Problem description:
Scan each line of the records for the word "this" and extract the ones that have it.

Charts and diagrams as code:
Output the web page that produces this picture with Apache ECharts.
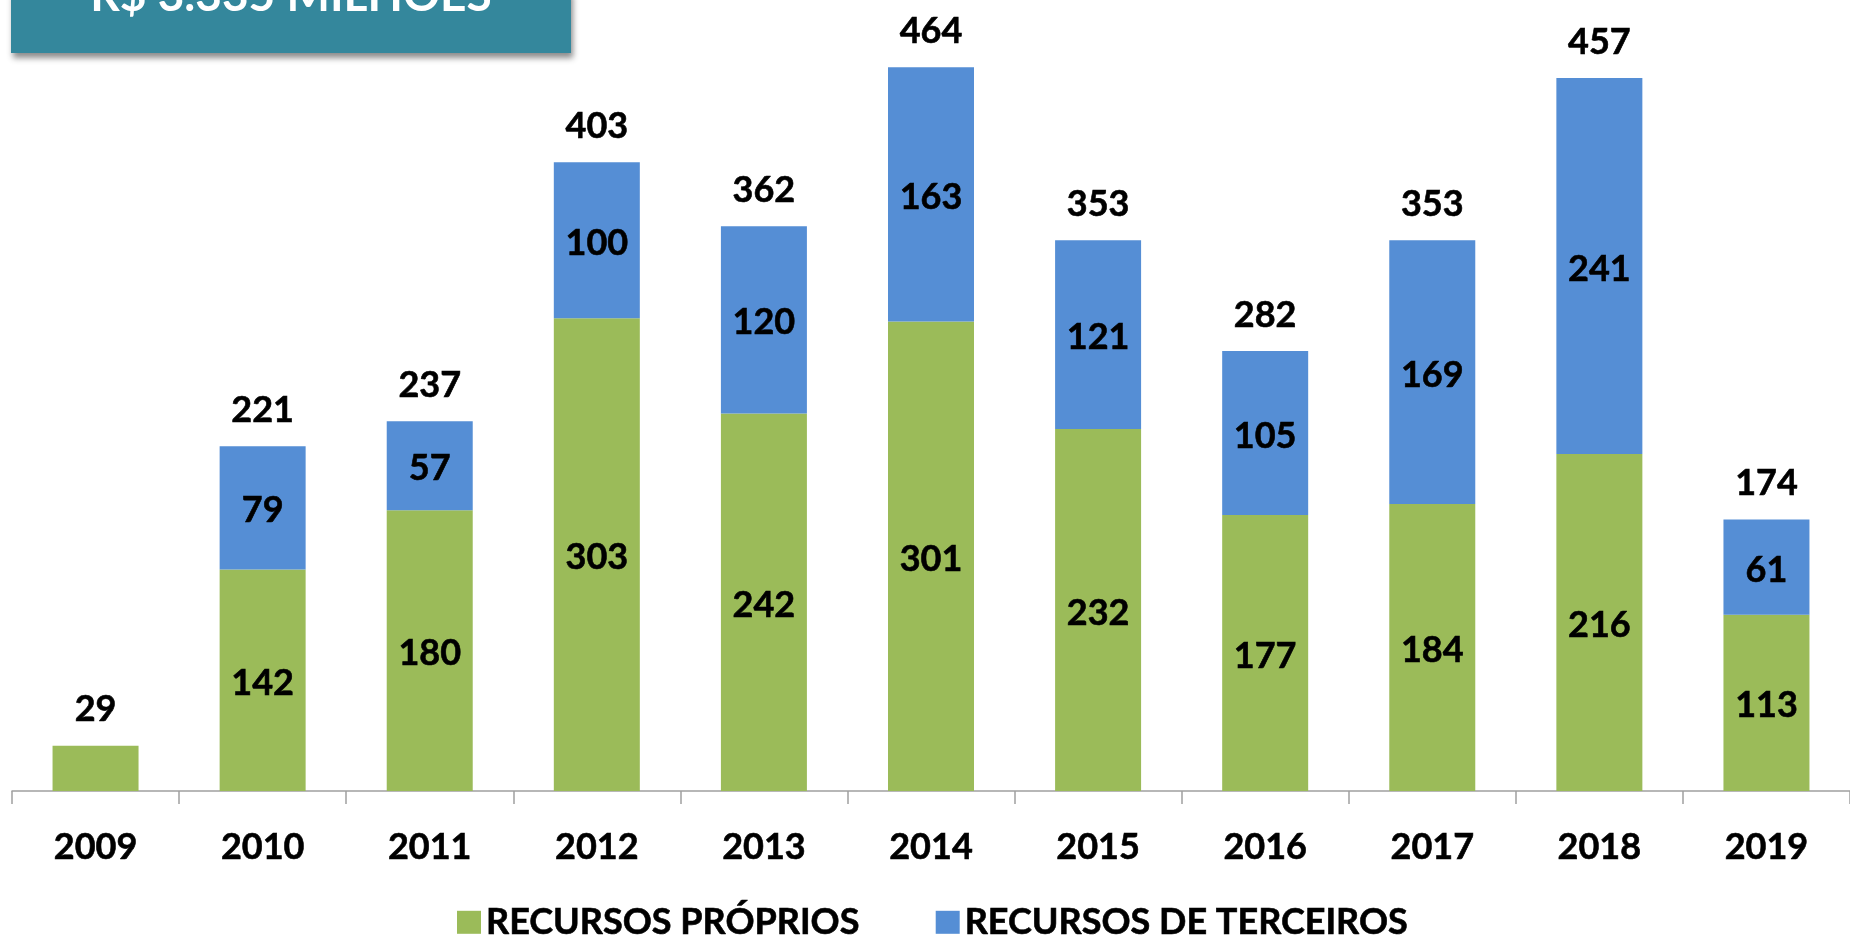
<!DOCTYPE html>
<html>
  <head>
    <title></title>
    <meta charset="UTF-8" />
    <script src="https://cdn.jsdelivr.net/npm/echarts@6/dist/echarts.min.js"></script>
    <style>
      html, body { margin: 0; padding: 0; background: #fff; }
    </style>
  </head>
  <body>
    <div id="main"></div>
    <script>
      const width = 1850;
      const height = 937;
      const main = document.getElementById('main');
      main.style.width = `${width}px`;
      main.style.height = `${height}px`;

      const years = ['2009', '2010', '2011', '2012', '2013', '2014', '2015', '2016', '2017', '2018', '2019'];
      const proprios = [29, 142, 180, 303, 242, 301, 232, 177, 184, 216, 113];
      const terceiros = [0, 79, 57, 100, 120, 163, 121, 105, 169, 241, 61];
      const totais = [29, 221, 237, 403, 362, 464, 353, 282, 353, 457, 174];

      const font = 'Lato';
      // thin outline so Lato reads as heavy as the original bold face
      const heavy = { textBorderColor: '#000', textBorderWidth: 0.6 };
      const labelStyle = {
        show: true,
        color: '#000',
        fontFamily: font,
        fontWeight: 'bold',
        fontSize: 36,
        ...heavy,
      };

      const myChart = echarts.init(main);
      const option = {
        animation: false,
        grid: {
          left: 12,
          top: 11,
          width: 1845,
          height: 780,
        },
        legend: {
          data: ['RECURSOS PRÓPRIOS', 'RECURSOS DE TERCEIROS'],
          icon: 'rect',
          left: 452,
          top: 899,
          itemWidth: 24,
          itemHeight: 23,
          itemGap: 76,
          itemStyle: { borderWidth: 0 },
          textStyle: {
            color: '#000',
            fontFamily: font,
            fontWeight: 'bold',
            fontSize: 36,
            ...heavy,
          },
        },
        xAxis: {
          type: 'category',
          data: years,
          axisLine: { show: true, lineStyle: { color: '#a0a0a0', width: 1.5 } },
          axisTick: {
            show: true,
            alignWithLabel: false,
            length: 13,
            lineStyle: { color: '#a0a0a0', width: 1.5 },
          },
          axisLabel: {
            color: '#000',
            fontFamily: font,
            fontWeight: 'bold',
            fontSize: 36,
            margin: 38,
            ...heavy,
          },
        },
        yAxis: {
          type: 'value',
          min: 0,
          max: 500,
          show: false,
        },
        series: [
          {
            name: 'RECURSOS PRÓPRIOS',
            type: 'bar',
            stack: 'total',
            barWidth: 86,
            data: proprios.map((v, i) => ({
              value: v,
              label: { show: terceiros[i] > 0 },
            })),
            itemStyle: { color: '#9BBB59' },
            label: { ...labelStyle, position: 'inside', offset: [0, 3] },
          },
          {
            name: 'RECURSOS DE TERCEIROS',
            type: 'bar',
            stack: 'total',
            barWidth: 86,
            data: terceiros.map((v) => ({
              value: v,
              label: { show: v > 0 },
            })),
            itemStyle: { color: '#558ED5' },
            label: { ...labelStyle, position: 'inside', offset: [0, 3] },
          },
          {
            name: 'Total',
            type: 'bar',
            barWidth: 86,
            barGap: '-100%',
            data: totais,
            itemStyle: { color: 'rgba(0,0,0,0)' },
            label: { ...labelStyle, position: 'top', distance: 18 },
            silent: true,
          },
        ],
        graphic: [
          {
            type: 'rect',
            shape: { x: 11, y: -10, width: 560, height: 63 },
            style: {
              fill: '#34879C',
              shadowBlur: 6,
              shadowOffsetX: 2,
              shadowOffsetY: 5,
              shadowColor: 'rgba(0,0,0,0.45)',
            },
          },
          {
            type: 'text',
            x: 291,
            y: 19,
            style: {
              text: 'R$ 3.335 MILHÕES',
              fill: '#fff',
              font: `bold 46px ${font}`,
              textAlign: 'center',
              textVerticalAlign: 'bottom',
            },
          },
        ],
      };
      myChart.setOption(option);
    </script>
  </body>
</html>
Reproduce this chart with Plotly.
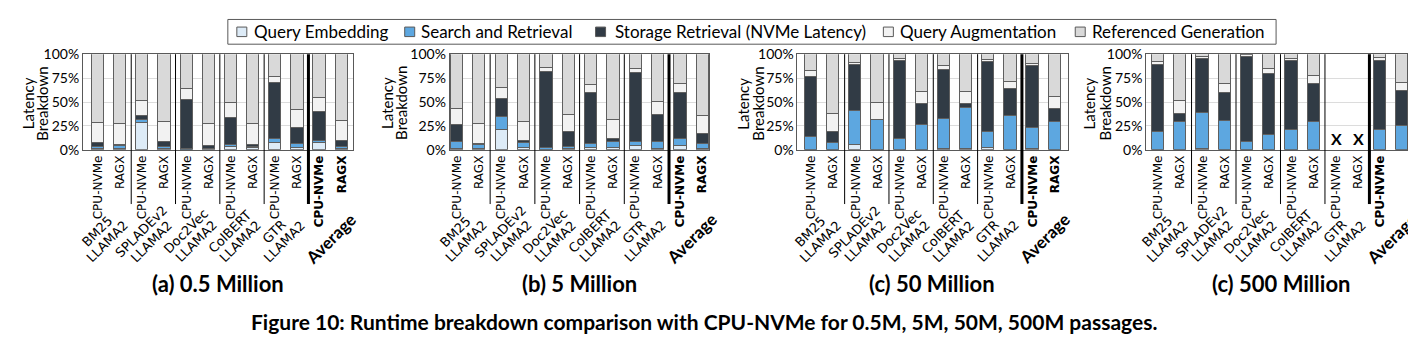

Answer to the exercise:
Output the web page that produces this picture with Apache ECharts.
Reproduce this chart with Plotly.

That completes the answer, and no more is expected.